Influencias sin ansiedad
Situándose junto al palacio, al otro lado del patio, se levanta lo que Foster denomina el ‘Pabellón de las inspiraciones’, un edificio de vidrio cuya entrada está protegida por un dosel diseñado por Cristina Iglesias, que hace la transición entre la vieja marquesina del vidrio del palacio y el nuevo edificio acristalado. Como en tantas obras del británico, el pabellón pone la tecnología al servicio de una estética sencilla y elegante, y el resultado es un minimalismo elevado a verdadera sensualidad. Las enormes paredes de vidrio parecen soportar todo el peso del pabellón, una parte de ellas convertida en una inmensa puerta por la que pueden entrar vehículos (de hecho, el pabellón podría contener más de uno de los coches de la colección de Foster, aunque sólo albergue el Voisin de Le Corbusier expuesto para la inauguración de la fundación). Una de las paredes acristaladas contiene una estantería de vidrio donde se muestran otras de las ‘fuentes de inspiración de Foster’, como el primer iPhone, una máquina de escribir Olivetti Lettera o maquetas de aviones. El pabellón también contiene una mesa para seminarios, que subraya una vez más la idea de que todos los espacios de la fundación están destinados al encuentro y al diálogo, no sólo a la contemplación de la obra fosteriana.

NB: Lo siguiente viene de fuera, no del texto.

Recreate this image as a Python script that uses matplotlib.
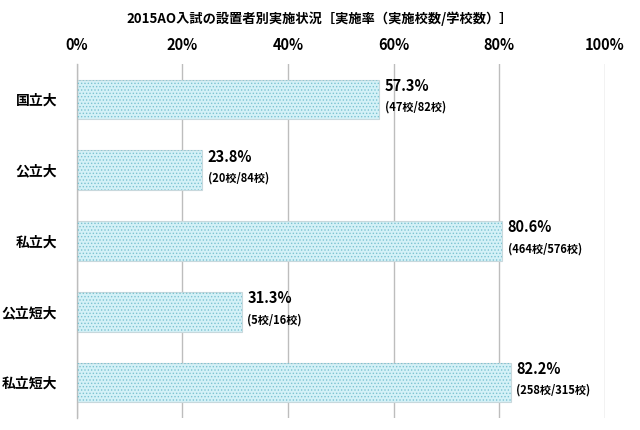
import matplotlib.pyplot as plt

plt.rcParams['font.family'] = ['Noto Sans CJK JP', 'DejaVu Sans']
plt.rcParams['hatch.linewidth'] = 0.6

# data
categories = ['国立大', '公立大', '私立大', '公立短大', '私立短大']
rates = [57.3, 23.8, 80.6, 31.3, 82.2]
counts = ['(47校/82校)', '(20校/84校)', '(464校/576校)', '(5校/16校)', '(258校/315校)']
xticks = [0, 20, 40, 60, 80, 100]

fig = plt.figure(figsize=(6.4, 4.3), dpi=100)
ax = fig.add_axes([0.120, 0.028, 0.825, 0.823])

ypos = list(range(len(categories)))
# base fill
ax.barh(ypos, rates, height=0.56, color='#d4f1f7', edgecolor='#c8d8dc', linewidth=0.8, zorder=2)
# dotted pattern
ax.barh(ypos, rates, height=0.56, color='none', edgecolor='#7cc3d1', hatch='.....', linewidth=0, zorder=3)

for y, r, c in zip(ypos, rates, counts):
    ax.text(r + 1.0, y - 0.08, f'{r:.1f}%', fontsize=10.5, fontweight='bold', va='bottom', ha='left')
    ax.text(r + 1.0, y + 0.02, c, fontsize=8, fontweight='bold', va='top', ha='left')

ax.set_xlim(0, 100)
ax.set_ylim(len(categories) - 0.5, -0.5)
ax.set_xticks(xticks)
ax.set_xticklabels([f'{t}%' for t in xticks], fontsize=10.5, fontweight='bold')
ax.xaxis.tick_top()
ax.tick_params(axis='x', length=0, pad=8)
ax.set_yticks(ypos)
ax.set_yticklabels(categories, fontsize=10, fontweight='bold')
ax.tick_params(axis='y', length=0, pad=14)
ax.grid(axis='x', color='#bdbdbd', linewidth=1.0, zorder=0)
ax.set_axisbelow(True)
for s in ['top', 'right', 'bottom']:
    ax.spines[s].set_visible(False)
ax.spines['left'].set_color('#bdbdbd')
ax.spines['left'].set_linewidth(1.0)

fig.text(0.5, 0.957, '2015AO入試の設置者別実施状況［実施率（実施校数/学校数）］',
         ha='center', va='center', fontsize=9.5, fontweight='bold')

fig.savefig('out.png', dpi=100)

Este pabellón de vidrio es también una especie de museo del diseño en miniatura, una galería que expone las piezas más destacadas de las colecciones de Foster. Sin embargo, el pabellón desempeña su papel fundamental no como contenedor de objetos, sino en tanto obra de arquitectura, como debe ser. Como gran parte de la obra del británico, se trata de una composición elegante y visualmente tan ligera que parece como si flotara, levantada del suelo. Se ancla a él gracias a la gravitas intelectual y emocional que desprende, un peso suficiente como para que el edificio pueda dialogar con el noble y grave palacio de piedra. De esta manera, el pabellón de vidrio evoca una buena parte de la obra de Foster, pues transmite un mensaje de equilibrio y permite presentar objetos que son muy diferentes aunque complementarios entre sí. De esta síntesis arquitectónica surge un nuevo conjunto, que al cabo depende de la manera en que se sabe establecer una relación fructífera entre lo nuevo y la celebración del patrimonio arquitectónico: una meta que describe tanto el trabajo de Norman Foster como los objetivos de la fundación que el británico acaba de inaugurar en Madrid.
Paul Goldberger, historiador y crítico de arquitectura de The New York Times, ha sido premio Pulitzer.